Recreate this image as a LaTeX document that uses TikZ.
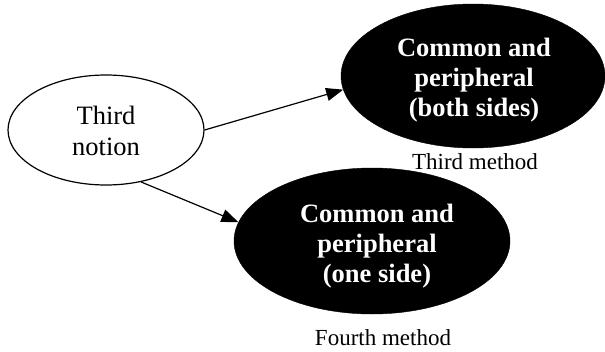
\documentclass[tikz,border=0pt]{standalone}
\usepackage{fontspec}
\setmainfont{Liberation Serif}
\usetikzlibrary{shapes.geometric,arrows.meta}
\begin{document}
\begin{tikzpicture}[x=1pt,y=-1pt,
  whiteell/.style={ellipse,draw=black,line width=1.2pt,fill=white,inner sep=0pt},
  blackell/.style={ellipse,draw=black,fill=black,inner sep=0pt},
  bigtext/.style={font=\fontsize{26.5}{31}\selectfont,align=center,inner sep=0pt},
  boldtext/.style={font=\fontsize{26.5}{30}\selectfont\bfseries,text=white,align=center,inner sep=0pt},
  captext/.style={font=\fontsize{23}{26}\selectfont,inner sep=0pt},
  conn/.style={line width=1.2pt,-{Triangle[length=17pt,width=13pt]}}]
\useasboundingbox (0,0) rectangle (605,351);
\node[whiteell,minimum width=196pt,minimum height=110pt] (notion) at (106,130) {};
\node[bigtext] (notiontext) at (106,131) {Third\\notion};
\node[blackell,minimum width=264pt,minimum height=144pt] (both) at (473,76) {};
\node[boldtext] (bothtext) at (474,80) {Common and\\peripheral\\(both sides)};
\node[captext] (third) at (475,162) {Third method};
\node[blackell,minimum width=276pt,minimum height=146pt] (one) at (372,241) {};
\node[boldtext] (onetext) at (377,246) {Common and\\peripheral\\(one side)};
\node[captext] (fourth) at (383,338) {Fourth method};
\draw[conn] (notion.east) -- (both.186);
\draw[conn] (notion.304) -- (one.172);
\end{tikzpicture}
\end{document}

□ □ □

Reproduce every line exactly and omit all pictures.

Recreate this image as a LaTeX document that uses TikZ.
\documentclass[tikz,border=0pt]{standalone}
\usepackage{fontspec}
\setmainfont{Liberation Serif}
\usetikzlibrary{shapes.geometric,arrows.meta}
\begin{document}
\begin{tikzpicture}[x=1pt,y=-1pt,
  whiteell/.style={ellipse,draw=black,line width=1.2pt,fill=white,inner sep=0pt},
  blackell/.style={ellipse,draw=black,fill=black,inner sep=0pt},
  bigtext/.style={font=\fontsize{26.5}{31}\selectfont,align=center,inner sep=0pt},
  boldtext/.style={font=\fontsize{26.5}{30}\selectfont\bfseries,text=white,align=center,inner sep=0pt},
  captext/.style={font=\fontsize{23}{26}\selectfont,inner sep=0pt},
  conn/.style={line width=1.2pt,-{Triangle[length=17pt,width=13pt]}}]
\useasboundingbox (0,0) rectangle (605,351);
\node[whiteell,minimum width=196pt,minimum height=110pt] (notion) at (106,130) {};
\node[bigtext] (notiontext) at (106,131) {Third\\notion};
\node[blackell,minimum width=264pt,minimum height=144pt] (both) at (473,76) {};
\node[boldtext] (bothtext) at (474,80) {Common and\\peripheral\\(both sides)};
\node[captext] (third) at (475,162) {Third method};
\node[blackell,minimum width=276pt,minimum height=146pt] (one) at (372,241) {};
\node[boldtext] (onetext) at (377,246) {Common and\\peripheral\\(one side)};
\node[captext] (fourth) at (383,338) {Fourth method};
\draw[conn] (notion.east) -- (both.186);
\draw[conn] (notion.304) -- (one.172);
\end{tikzpicture}
\end{document}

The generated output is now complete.